September 11, 2018
sometimes i still miss them so much that my heart hurts, abby and sancho, and my eyes sting. it just feels so wrong that they are not still here with us.
i haven't mentioned this maybe but about a week after we left s's her much loved daisy died. b was home with her and he noticed she was walking with difficulty and after laying an egg in the bushes instead of inside the coop she couldn't stand up. she he called s at work and scooped up daisy and drove over to pick up s. she held daisy in her lap on the way cooing softly to her but daisy just got weaker and weaker on the short drive. she died in s's lap just as b pulled into the parking lot. b called the vet from the car to explain. but he said to bring her in anyway which they did, crying, b wearing one of his chicken dad t shirts. people waiting with their dogs and cats looked up s said with something like sympathy but also wonder in their eyes.
yesterday i saw a video on fb with a young boy crouching in a yard with chickens. a rooster can be heard in the background and the clucking sounds of hens as they browse thru the yard looking for anything edible. when he opens his arms one large white hen walks directly into his arms and rests her head on his young shoulders as he gently hugs her closer. that was daisy and s. and all those other chickens in the background, that little boy probably also knows...each with their own personalities, their own quirks and habits.
it feels like it's impossible that one minute they are here with us and then the next day so tangibly, physically unreachable forever more.
our club president sent out an email at the end of the day letting everyone know about j's death. "unforeseen complications" were the words he used to explain the sudden stealth.

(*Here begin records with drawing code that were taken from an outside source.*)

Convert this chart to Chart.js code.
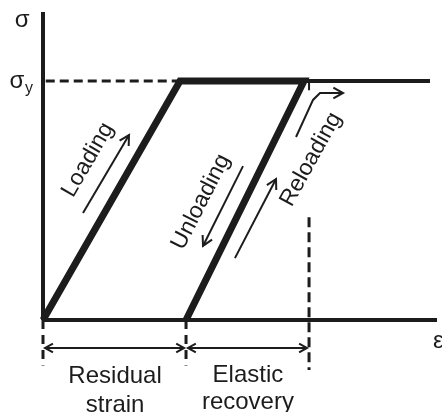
<!DOCTYPE html>
<html>
<head>
<meta charset="utf-8">
<script src="https://cdn.jsdelivr.net/npm/chart.js@4/dist/chart.umd.min.js"></script>
<style>
  body { margin: 0; background: #fff; }
  #wrap { width: 442px; height: 412px; position: relative; }
</style>
</head>
<body>
<div id="wrap"><canvas id="myChart"></canvas></div>
<script>
// strain (x) en unidades de deformacion de fluencia, stress (y) en unidades de sigma_y
var ejeMaxX = 2.876;
var ejeMaxY = 1.289;

// camino carga - fluencia - descarga
var caminoX = [0, 1, 1.905, 1.044];
var caminoY = [0, 1, 1, 0];

// continuacion de la fluencia (recarga)
var fluenciaX = [1.905, 2.825];
var fluenciaY = [1, 1];

// lineas punteadas
var sigmaYX = [0.02, 0.98];
var sigmaYY = [1, 1];
var recargaGuiaX = [1.942, 1.942];
var recargaGuiaY = [0.43, -0.209];
var marcaArribaX = [1.942, 1.942];
var marcaArribaY = [1, 0.962];
var guiaOrigenX = [0, 0];
var guiaOrigenY = [0, -0.19];
var guiaResidualX = [1.044, 1.044];
var guiaResidualY = [0, -0.19];

// cotas
var cotaResidualX = [0.015, 1.03];
var cotaElasticaX = [1.058, 1.927];
var cotaY = [-0.117, -0.117];

// flechas
var flechaCargaX = [0.292, 0.628];
var flechaCargaY = [0.448, 0.774];
var flechaDescargaX = [1.460, 1.168];
var flechaDescargaY = [0.644, 0.310];
var flechaRecargaX = [1.401, 1.701];
var flechaRecargaY = [0.259, 0.590];
var flechaCodoX = [1.847, 1.971, 2.022, 2.190];
var flechaCodoY = [0.766, 0.921, 0.950, 0.950];

var negro = '#1c1c1c';
var fuente = "'Liberation Sans', Arial, sans-serif";

function puntos(xs, ys) {
    var p = [];
    for (var i = 0; i < xs.length; i++) {
        p.push({ x: xs[i], y: ys[i] });
    }
    return p;
}

function linea(xs, ys, ancho, extra) {
    var d = {
        data: puntos(xs, ys),
        showLine: true,
        borderColor: negro,
        borderWidth: ancho,
        pointRadius: 0,
        fill: false,
        tension: 0,
        clip: false,
        borderJoinStyle: 'miter'
    };
    for (var k in extra) d[k] = extra[k];
    return d;
}

var textos = [
    { t: 'σ', x: -0.153, y: 1.226, size: 24, align: 'center', ang: 0 },
    { t: 'σ', x: -0.19, y: 0.971, size: 24, align: 'center', ang: 0 },
    { t: 'y', x: -0.102, y: 0.952, size: 16, align: 'center', ang: 0 },
    { t: 'ε', x: 2.847, y: -0.117, size: 24, align: 'left', ang: 0 },
    { t: 'Residual', x: 0.526, y: -0.262, size: 24, align: 'center', ang: 0 },
    { t: 'strain', x: 0.526, y: -0.386, size: 24, align: 'center', ang: 0 },
    { t: 'Elastic', x: 1.496, y: -0.258, size: 24, align: 'center', ang: 0 },
    { t: 'recovery', x: 1.496, y: -0.372, size: 24, align: 'center', ang: 0 },
    { t: 'Loading', x: 0.328, y: 0.67, size: 23, align: 'center', ang: -60, mid: true },
    { t: 'Unloading', x: 1.153, y: 0.494, size: 23, align: 'center', ang: -63, mid: true },
    { t: 'Reloading', x: 1.956, y: 0.672, size: 23, align: 'center', ang: -61, mid: true }
];

function punta(ctx, x1, y1, x2, y2, largo, abre) {
    var a = Math.atan2(y2 - y1, x2 - x1);
    ctx.beginPath();
    ctx.moveTo(x2 - largo * Math.cos(a - abre), y2 - largo * Math.sin(a - abre));
    ctx.lineTo(x2, y2);
    ctx.lineTo(x2 - largo * Math.cos(a + abre), y2 - largo * Math.sin(a + abre));
    ctx.stroke();
}

var anotaciones = {
    id: 'anotaciones',
    afterDatasetsDraw: function (chart) {
        var ctx = chart.ctx;
        var sx = chart.scales.x, sy = chart.scales.y;
        ctx.save();
        ctx.strokeStyle = negro;
        ctx.lineWidth = 2;
        ctx.lineJoin = 'miter';
        chart.data.datasets.forEach(function (ds) {
            if (!ds.flecha) return;
            var p = ds.data;
            var n = p.length;
            var ax = sx.getPixelForValue(p[n - 2].x), ay = sy.getPixelForValue(p[n - 2].y);
            var bx = sx.getPixelForValue(p[n - 1].x), by = sy.getPixelForValue(p[n - 1].y);
            punta(ctx, ax, ay, bx, by, ds.largo || 10, 0.5);
            if (ds.flecha === 'ambas') {
                var cx = sx.getPixelForValue(p[0].x), cy = sy.getPixelForValue(p[0].y);
                var dx = sx.getPixelForValue(p[1].x), dy = sy.getPixelForValue(p[1].y);
                punta(ctx, dx, dy, cx, cy, ds.largo || 10, 0.5);
            }
        });
        ctx.fillStyle = negro;
        textos.forEach(function (o) {
            var px = sx.getPixelForValue(o.x), py = sy.getPixelForValue(o.y);
            ctx.save();
            ctx.translate(px, py);
            ctx.rotate(o.ang * Math.PI / 180);
            ctx.font = o.size + 'px ' + fuente;
            ctx.textAlign = o.align;
            ctx.textBaseline = o.mid ? 'middle' : 'alphabetic';
            ctx.fillText(o.t, 0, 0);
            ctx.restore();
        });
        ctx.restore();
    }
};

var ctx = document.getElementById('myChart').getContext('2d');
var chart = new Chart(ctx, {
    type: 'scatter',
    data: {
        datasets: [
            linea(caminoX, caminoY, 7),
            linea(fluenciaX, fluenciaY, 4),
            linea([0, 0], [0, ejeMaxY], 4),
            linea([0, ejeMaxX], [0, 0], 4),
            linea(sigmaYX, sigmaYY, 3, { borderDash: [9, 5] }),
            linea(recargaGuiaX, recargaGuiaY, 3, { borderDash: [10, 5] }),
            linea(marcaArribaX, marcaArribaY, 2),
            linea(guiaOrigenX, guiaOrigenY, 3, { borderDash: [9, 6] }),
            linea(guiaResidualX, guiaResidualY, 3, { borderDash: [9, 6] }),
            linea(cotaResidualX, cotaY, 2, { flecha: 'ambas', largo: 9 }),
            linea(cotaElasticaX, cotaY, 2, { flecha: 'ambas', largo: 9 }),
            linea(flechaCargaX, flechaCargaY, 2, { flecha: 'fin', largo: 11 }),
            linea(flechaDescargaX, flechaDescargaY, 2, { flecha: 'fin', largo: 11 }),
            linea(flechaRecargaX, flechaRecargaY, 2, { flecha: 'fin', largo: 11 }),
            linea(flechaCodoX, flechaCodoY, 2, { flecha: 'fin', largo: 11 })
        ]
    },
    options: {
        responsive: true,
        maintainAspectRatio: false,
        animation: false,
        layout: { padding: { left: 43, right: 5, top: 12, bottom: 92 } },
        plugins: { legend: { display: false }, tooltip: { enabled: false } },
        scales: {
            x: { type: 'linear', min: 0, max: ejeMaxX, display: false },
            y: { type: 'linear', min: 0, max: ejeMaxY, display: false }
        }
    },
    plugins: [anotaciones]
});
</script>
</body>
</html>
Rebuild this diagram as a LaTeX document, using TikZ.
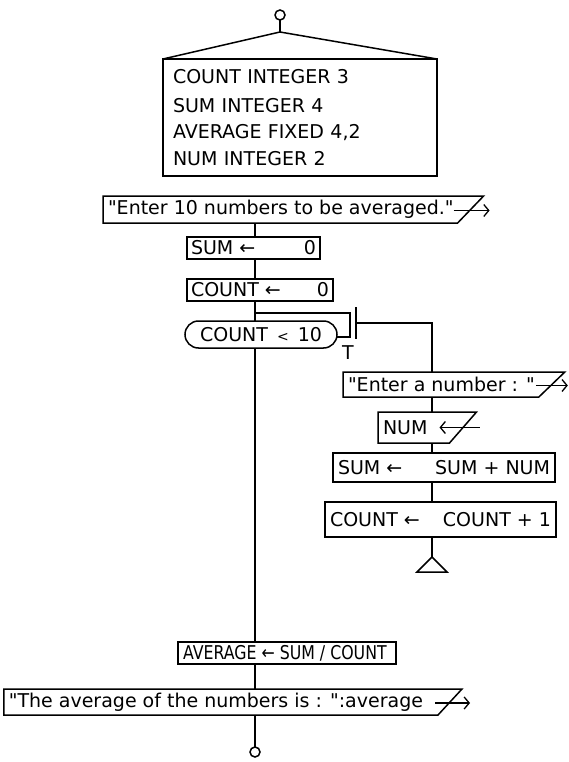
\documentclass[tikz,border=0pt]{standalone}
\usepackage{fontspec}
\usepackage{graphicx}
\setmainfont[Ligatures=TeXOff]{DejaVu Sans}
\usetikzlibrary{arrows.meta,shapes.misc,calc}
\begin{document}
\begin{tikzpicture}[x=1pt,y=-1pt,line width=1.5pt,
  every node/.style={font=\fontsize{19}{26.7}\selectfont, inner sep=0pt, outer sep=0pt},
  pbox/.style={draw, rectangle, anchor=north west},
  iobox/.style={rectangle, anchor=north west},
  ioarrow/.style={line width=1.3pt, -{Straight Barb[length=5pt,width=12pt,line width=1.3pt]}},
  termc/.style={draw, circle, minimum size=10pt},
]
\useasboundingbox (0,0) rectangle (569,762);

% declaration block
\node[termc] (start) at (280,15) {};
\node[pbox, minimum width=274pt, minimum height=117pt, text width=254pt, align=left] (decl) at (163,59)
  {\vspace*{2pt}COUNT INTEGER 3\\SUM INTEGER 4\\AVERAGE FIXED 4,2\\NUM INTEGER 2};
\coordinate (apex) at (280,32);
\draw (start.south) -- (apex);
\draw (decl.north west) -- (apex) -- (decl.north east);

% first output
\node[iobox, minimum height=27pt] (in1) at (103,196) {\hbox{\hspace{5pt}"Enter 10 numbers to be averaged."\hspace{4pt}}};
\draw (in1.north west) -- ($(in1.north east)+(26,0)$) -- (in1.south east) -- (in1.south west) -- cycle;
\draw[ioarrow] ($(in1.east)+(-4,1)$) -- ++(36,0);

% main column
\coordinate (mx) at (255,0);
\node[pbox, minimum width=133pt, minimum height=22pt] (s0) at (187,237) {\hbox to 125pt{SUM ←\hfill 0}};
\node[pbox, minimum width=146pt, minimum height=22pt] (c0) at (187,279) {\hbox to 138pt{COUNT ←\hfill 0}};
\node[draw, rounded rectangle, minimum width=152pt, minimum height=27pt] (cond) at (261,334.5)
  {COUNT\hspace{9pt}{\fontsize{14}{14}\selectfont <}\hspace{9pt}10};

\draw (in1.south -| mx) -- (s0.north -| mx);
\draw (s0.south -| mx) -- (c0.north -| mx);
\draw (c0.south -| mx) -- (cond.north -| mx);

% loop
\coordinate (j1) at (255,313);
\coordinate (lc) at (350,313);
\draw (j1) -- (lc) |- (cond.-2);
\coordinate (bt) at (356,307);
\coordinate (bb) at (356,339);
\coordinate (bm) at (356,323);
\draw[line width=2.4pt] (bt) -- (bb);
\node (tl) at (348,353) {T};
\coordinate (rx) at (432,0);

% loop body
\node[iobox, minimum height=25pt] (in2) at (343,372) {\hbox{\hspace{5pt}"Enter a number : "\hspace{4pt}}};
\draw (in2.north west) -- ($(in2.north east)+(26,0)$) -- (in2.south east) -- (in2.south west) -- cycle;
\draw[ioarrow] ($(in2.east)+(-3,1)$) -- ++(32,0);
\draw (bm) -- (bm -| rx) -- (in2.north -| rx);

\node[iobox, minimum height=31pt] (num) at (378,412) {\hbox{\hspace{5pt}NUM\hspace{22pt}}};
\draw (num.north west) -- ($(num.north east)+(27,0)$) -- (num.south east) -- (num.south west) -- cycle;
\draw[ioarrow] ($(num.east)+(30,0)$) -- ($(num.east)+(-10,0)$);

\node[pbox, minimum width=222pt, minimum height=29pt] (snum) at (333,453) {\hbox to 212pt{SUM ←\hfill SUM + NUM}};
\node[pbox, minimum width=231pt, minimum height=35pt] (cnt) at (325,502) {\hbox to 221pt{COUNT ←\hfill COUNT + 1}};
\coordinate (tri) at (432,557);
\draw (tri) -- ++(15,15) -- ++(-30,0) -- cycle;

\draw (in2.south -| rx) -- (num.north -| rx);
\draw (num.south -| rx) -- (snum.north -| rx);
\draw (snum.south -| rx) -- (cnt.north -| rx);
\draw (cnt.south -| rx) -- (tri);

% after loop
\node[pbox, minimum width=218pt, minimum height=22pt] (avg) at (178,642) {\hbox to 208pt{\scalebox{0.83}[1]{AVERAGE ← SUM / COUNT}\hfil}};
\node[iobox, anchor=north east, minimum height=26pt] (out) at (438,689) {\hbox{\hspace{5pt}"The average of the numbers is : ":average\hspace{15pt}}};
\draw (out.north west) -- ($(out.north east)+(24,0)$) -- (out.south east) -- (out.south west) -- cycle;
\draw[ioarrow] ($(out.east)+(-3,1)$) -- ++(35,0);
\node[termc] (stop) at (255,752) {};

\draw (cond.south -| mx) -- (avg.north -| mx);
\draw (avg.south -| mx) -- (out.north -| mx);
\draw (out.south -| mx) -- (stop.north);
\end{tikzpicture}
\end{document}
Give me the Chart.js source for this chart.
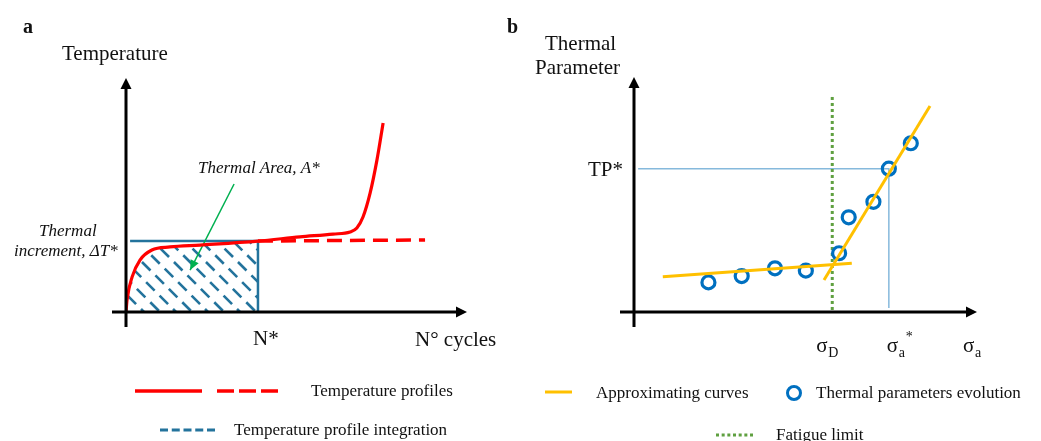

when i look out the window this morning there he is. our little hummer friend sitting on his perch that holds his favorite feeder. somehow, his presence there cheers and warms me. that little jewel of a bird, not much bigger than a bumble bee he's so small, yet so full of life, sometimes his sequined feathers catch the light just right, sparkling with flashes of ruby and emerald, a whir of wings stirring within me hints of treasured comfort on a day like today.